One of the plays' most electrifying moments comes in Part Two, when an exasperated Cromwell almost punches Henry and then, horrified, drops to his knees, having revealed in a flash the streetfighter beneath the suave lawyer. What led to that?

"That just happened one day," says Miles. "As a kid, Cromwell had been subjected to great brutality, and was capable of great brutality, so to have that instinctual reaction seemed to come naturally. Those moments are interesting - where his baser nature exposes itself. The only thing to do is fall to your knees and just hope you don't wind up in the Tower that afternoon."

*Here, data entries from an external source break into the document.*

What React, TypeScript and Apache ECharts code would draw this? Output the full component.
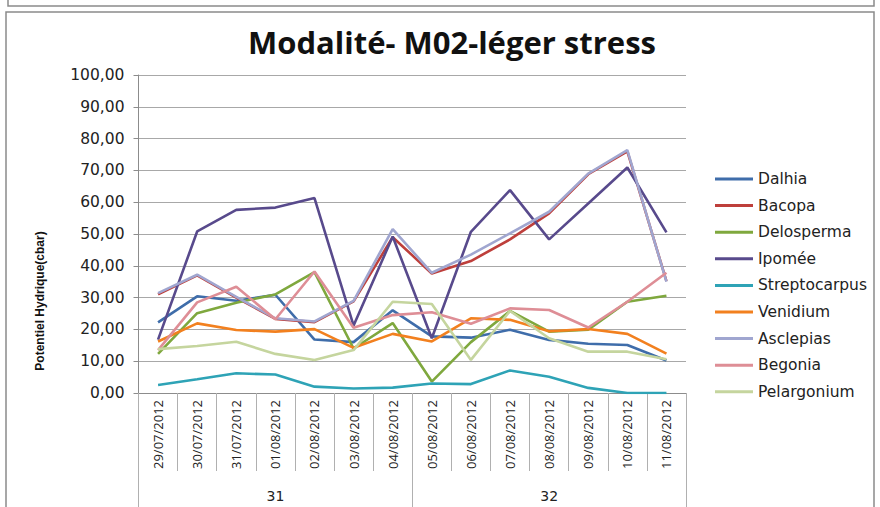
import React, { useEffect, useRef } from "react";
import * as echarts from "echarts";

const dates = [
  "29/07/2012", "30/07/2012", "31/07/2012", "01/08/2012", "02/08/2012", "03/08/2012", "04/08/2012",
  "05/08/2012", "06/08/2012", "07/08/2012", "08/08/2012", "09/08/2012", "10/08/2012", "11/08/2012",
];
const weeks = ["31", "32"];

const dalhia = [22.2, 30.4, 29.0, 30.9, 16.8, 16.0, 26.0, 17.8, 17.4, 19.9, 16.7, 15.5, 15.1, 10.2];
const bacopa = [31.0, 37.0, 30.0, 23.3, 22.3, 28.8, 49.0, 37.6, 41.5, 48.3, 56.5, 68.8, 76.0, 35.2];
const delosperma = [12.3, 25.1, 28.4, 31.0, 38.0, 14.0, 22.0, 3.6, 16.0, 25.8, 19.3, 19.9, 28.7, 30.6];
const ipomee = [16.8, 50.8, 57.6, 58.3, 61.3, 21.2, 49.2, 17.2, 50.7, 63.8, 48.3, 59.6, 70.9, 50.5];
const streptocarpus = [2.5, 4.3, 6.2, 5.8, 2.0, 1.4, 1.7, 3.0, 2.8, 7.1, 5.1, 1.6, 0.0, 0.0];
const venidium = [16.2, 21.9, 19.8, 19.3, 20.1, 14.2, 18.6, 16.2, 23.5, 23.0, 19.4, 20.1, 18.6, 12.4];
const asclepias = [31.4, 37.2, 30.2, 23.5, 22.5, 29.0, 51.5, 37.8, 43.5, 50.2, 57.0, 69.0, 76.4, 35.0];
const begonia = [13.5, 28.5, 33.4, 23.2, 38.2, 20.5, 24.5, 25.4, 21.8, 26.6, 26.1, 20.6, 28.7, 37.8];
const pelargonium = [13.8, 14.8, 16.1, 12.3, 10.4, 13.5, 28.7, 28.0, 10.4, 25.8, 17.2, 13.0, 13.0, 10.6];

const seriesDefs = [
  { name: "Dalhia", data: dalhia, color: "#3F6DAA" },
  { name: "Bacopa", data: bacopa, color: "#BE3F3B" },
  { name: "Delosperma", data: delosperma, color: "#7FA83E" },
  { name: "Ipomée", data: ipomee, color: "#584A8C" },
  { name: "Streptocarpus", data: streptocarpus, color: "#2EA3B6" },
  { name: "Venidium", data: venidium, color: "#F2801F" },
  { name: "Asclepias", data: asclepias, color: "#A0A6D0" },
  { name: "Begonia", data: begonia, color: "#DE8E96" },
  { name: "Pelargonium", data: pelargonium, color: "#C5D59E" },
];

const yTitle = "Potentiel Hydrique(cbar)";
const title = "Modalité- M02-léger stress";

export default function App() {
  const ref = useRef<HTMLDivElement>(null);
  useEffect(() => {
    if (!ref.current) return;
    const chart = echarts.init(ref.current, null, { renderer: "svg" });
    const font = "'Open Sans', sans-serif";
    const wide = "'DejaVu Sans', sans-serif";
    chart.setOption({
      animation: false,
      backgroundColor: "#ffffff",
      title: {
        text: title,
        left: 243,
        top: 21,
        textStyle: { fontFamily: font, fontWeight: 700, fontSize: 31, color: "#111" },
      },
      legend: {
        orient: "vertical",
        left: 710,
        top: 166,
        itemWidth: 38,
        itemHeight: 3,
        itemGap: 10.6,
        icon: "rect",
        textStyle: { fontFamily: wide, fontSize: 15.5, color: "#222" },
        data: seriesDefs.map((s) => s.name),
      },
      grid: { left: 138.5, right: 194, top: 75, bottom: 114 },
      xAxis: [
        {
          type: "category",
          data: dates,
          boundaryGap: true,
          axisLine: { lineStyle: { color: "#8c8c8c" } },
          axisTick: { show: true, interval: 0, length: 78, lineStyle: { color: "#b0b0b0" } },
          axisLabel: {
            interval: 0,
            rotate: 90,
            margin: 7,
            fontFamily: font,
            fontSize: 13,
            color: "#222",
          },
        },
        {
          type: "category",
          data: weeks,
          position: "bottom",
          boundaryGap: true,
          axisLine: { show: false },
          axisTick: { show: true, interval: 0, length: 120, lineStyle: { color: "#b0b0b0" } },
          axisLabel: { interval: 0, margin: 96, fontFamily: wide, fontSize: 14, color: "#222" },
        },
      ],
      yAxis: {
        type: "value",
        min: 0,
        max: 100,
        interval: 10,
        axisLine: { show: true, lineStyle: { color: "#8c8c8c" } },
        axisTick: { show: true, length: 5, lineStyle: { color: "#8c8c8c" } },
        splitLine: { lineStyle: { color: "#a8a8a8", width: 1 } },
        axisLabel: {
          margin: 14,
          fontFamily: wide,
          fontSize: 15.5,
          color: "#222",
          formatter: (v: number) => v.toFixed(2).replace(".", ","),
        },
      },
      graphic: [
        {
          type: "rect",
          shape: { x: 8, y: -10, width: 866, height: 16 },
          style: { fill: "none", stroke: "#8a8a8a", lineWidth: 1.5 },
          silent: true,
        },
        {
          type: "rect",
          shape: { x: 6, y: 12, width: 868, height: 510 },
          style: { fill: "none", stroke: "#8a8a8a", lineWidth: 1.5 },
          silent: true,
        },
        {
          type: "text",
          x: 40,
          y: 301,
          rotation: Math.PI / 2,
          style: {
            text: yTitle,
            fontFamily: "'Liberation Sans Narrow', 'Liberation Sans', sans-serif",
            fontWeight: 700,
            fontSize: 12,
            fill: "#111",
            align: "center",
            verticalAlign: "middle",
          },
        },
      ],
      series: seriesDefs.map((s) => ({
        name: s.name,
        type: "line",
        data: s.data,
        symbol: "none",
        lineStyle: { width: 2.6, color: s.color },
        itemStyle: { color: s.color },
      })),
    });
    return () => chart.dispose();
  }, []);
  return (
    <div
      ref={ref}
      style={{ position: "absolute", left: 0, top: 0, width: 880, height: 507 }}
    />
  );
}
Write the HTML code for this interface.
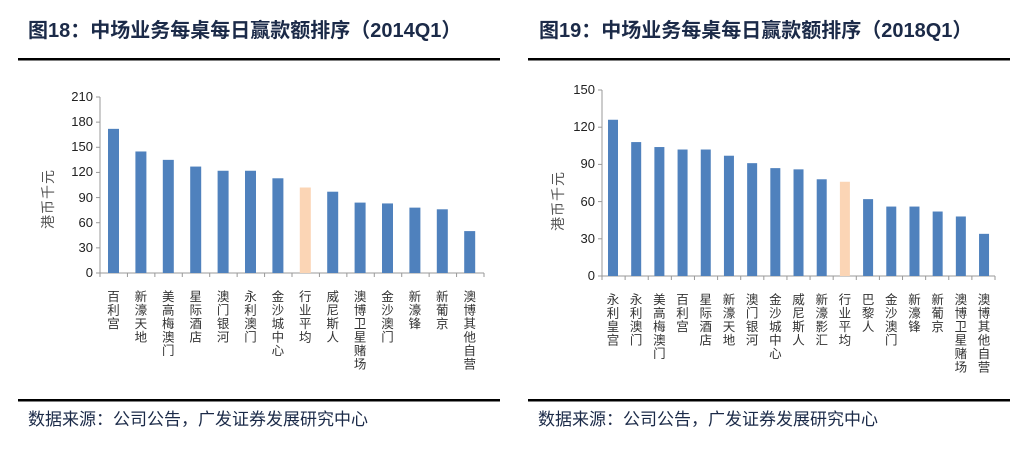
<!DOCTYPE html>
<html><head><meta charset="utf-8"><style>
body{margin:0;width:1032px;height:450px;background:#fff;position:relative;overflow:hidden;font-family:"Liberation Sans","Noto Sans CJK SC",sans-serif}
.t{position:absolute;font-weight:bold;font-size:20px;color:#1b2a48;top:14px;white-space:nowrap}
.f{position:absolute;font-size:17px;color:#1b2a48;top:405px;white-space:nowrap}
.yl{position:absolute;font-size:13px;color:#222;text-align:right;width:40px}
.ya{position:absolute;font-size:14px;color:#555;white-space:nowrap;transform:rotate(-90deg);width:64px;text-align:center;letter-spacing:1px}
</style></head><body>
<div class="t" style="left:28px">图18：中场业务每桌每日赢款额排序（2014Q1）</div>
<div class="t" style="left:539px">图19：中场业务每桌每日赢款额排序（2018Q1）</div>
<div class="f" style="left:28px">数据来源：公司公告，广发证券发展研究中心</div>
<div class="f" style="left:538px">数据来源：公司公告，广发证券发展研究中心</div>
<div class="ya" style="left:16px;top:189px">港币千元</div>
<div class="ya" style="left:526px;top:191px">港币千元</div>
<svg width="1032" height="450" style="position:absolute;left:0;top:0;font-family:'Liberation Sans','Noto Sans CJK SC',sans-serif" id="s"></svg>
<div id="h"></div>
<script>
var s=document.getElementById('s'),h=document.getElementById('h'),o='',hh='';
o+='<rect x="18" y="58" width="482" height="2.5" fill="#000"/><rect x="528" y="58" width="482" height="2.5" fill="#000"/>';
o+='<rect x="18" y="399" width="482" height="2.5" fill="#000"/><rect x="528" y="399" width="482" height="2.5" fill="#000"/>';
function chart(ax,x0,sp,bw,y0,ytop,max,step,vals,labs,orange,axEnd){
 var sc=(y0-ytop)/max;
 o+='<line x1="'+ax+'" y1="'+ytop+'" x2="'+ax+'" y2="'+y0+'" stroke="#999"/>';
 o+='<line x1="'+ax+'" y1="'+y0+'" x2="'+axEnd+'" y2="'+y0+'" stroke="#999"/>';
 for(var v=0;v<=max;v+=step){var y=y0-v*sc;o+='<line x1="'+(ax-4)+'" y1="'+y+'" x2="'+ax+'" y2="'+y+'" stroke="#999"/>';
  hh+='<div class="yl" style="left:'+(ax-47)+'px;top:'+(y-8)+'px">'+v+'</div>';}
 var cw=(axEnd-ax)/vals.length;
 for(var i=0;i<=vals.length;i++){var x=ax+i*cw;o+='<line x1="'+x+'" y1="'+y0+'" x2="'+x+'" y2="'+(y0+4)+'" stroke="#999"/>';}
 for(var i=0;i<vals.length;i++){var x=x0+i*sp,hgt=vals[i]*sc,cx=x+bw/2;
  o+='<rect x="'+x+'" y="'+(y0-hgt)+'" width="'+bw+'" height="'+hgt+'" fill="'+(i==orange?'#fbd5b5':'#4f81bd')+'"/>';
  o+='<text font-size="12.5" fill="#333" text-anchor="middle">';
  for(var k=0;k<labs[i].length;k++)o+='<tspan x="'+cx+'" y="'+(y0+28+k*13.5)+'">'+labs[i][k]+'</tspan>';
  o+='</text>';}
}
chart(100,108,27.4,11,273,97,210,30,[172,145,135,127,122,122,113,102,97,84,83,78,76,50],
['百利宫','新濠天地','美高梅澳门','星际酒店','澳门银河','永利澳门','金沙城中心','行业平均','威尼斯人','澳博卫星赌场','金沙澳门','新濠锋','新葡京','澳博其他自营'],7,484);
chart(602,608,23.19,10,276,90,150,30,[126,108,104,102,102,97,91,87,86,78,76,62,56,56,52,48,34],
['永利皇宫','永利澳门','美高梅澳门','百利宫','星际酒店','新濠天地','澳门银河','金沙城中心','威尼斯人','新濠影汇','行业平均','巴黎人','金沙澳门','新濠锋','新葡京','澳博卫星赌场','澳博其他自营'],10,995);
s.innerHTML=o;h.innerHTML=hh;
</script>
</body></html>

Asked whether playing before an American audience is different, Miles says, "They let you know how they're feeling. That's great - it ups your game. The audiences in Stratford" - Stratford-upon-Avon, the Royal Shakespeare Company's home - "were very different than in London, where audiences are more diverse: tourists, the London intelligentsia, and a wealthy set of people, lords and ladies, descendants of the characters in the show."

He's a fan of the BBC Wolf Hall series, especially of Rylance, his TV counterpart as Cromwell and well-known to American audiences from his Tony-winning Broadway appearances in Boeing-Boeing and Jerusalem.

"Mark's a fabulous actor, and I know him as a colleague and a friend - I love him dearly, and he's been a great inspiration to me, a great help in my career. My first job was understudying him, so I was delighted when I heard he was playing Cromwell.

"To watch it was a real privilege. I have such a peculiar viewpoint, since I've never see the show I'm in, and to watch Cromwell was fascinating. It's helped me a lot to think about him objectively. . . . Cromwell was a great lover of life, great largesse, gave great parties, kept a leopard, for God's sake - he wasn't a shrinking violet, but he wasn't an egomaniac, he wasn't a showman. He was a man who did things."

The television production provides an interesting contrast to the stage version: Onstage, everything is fast - the talking, the walking - while on-screen, everything is slow, with whispered conversations and long shots down empty corridors. Two very different Cromwells, two very different adaptations, two very different media.

In the second novel, Bring Up the Bodies, there is a superb, tiny scene in which Cromwell and his grown son stand side by side, gazing at a (now famous, then new) portrait by Hans Holbein that has just been sent to the house.

"I look like a murderer," Cromwell says. His son replies, "I thought you knew."

The portrait now hangs in the Frick Collection, at 70th and Broadway, where you, too, can gaze at it. Ben Miles has.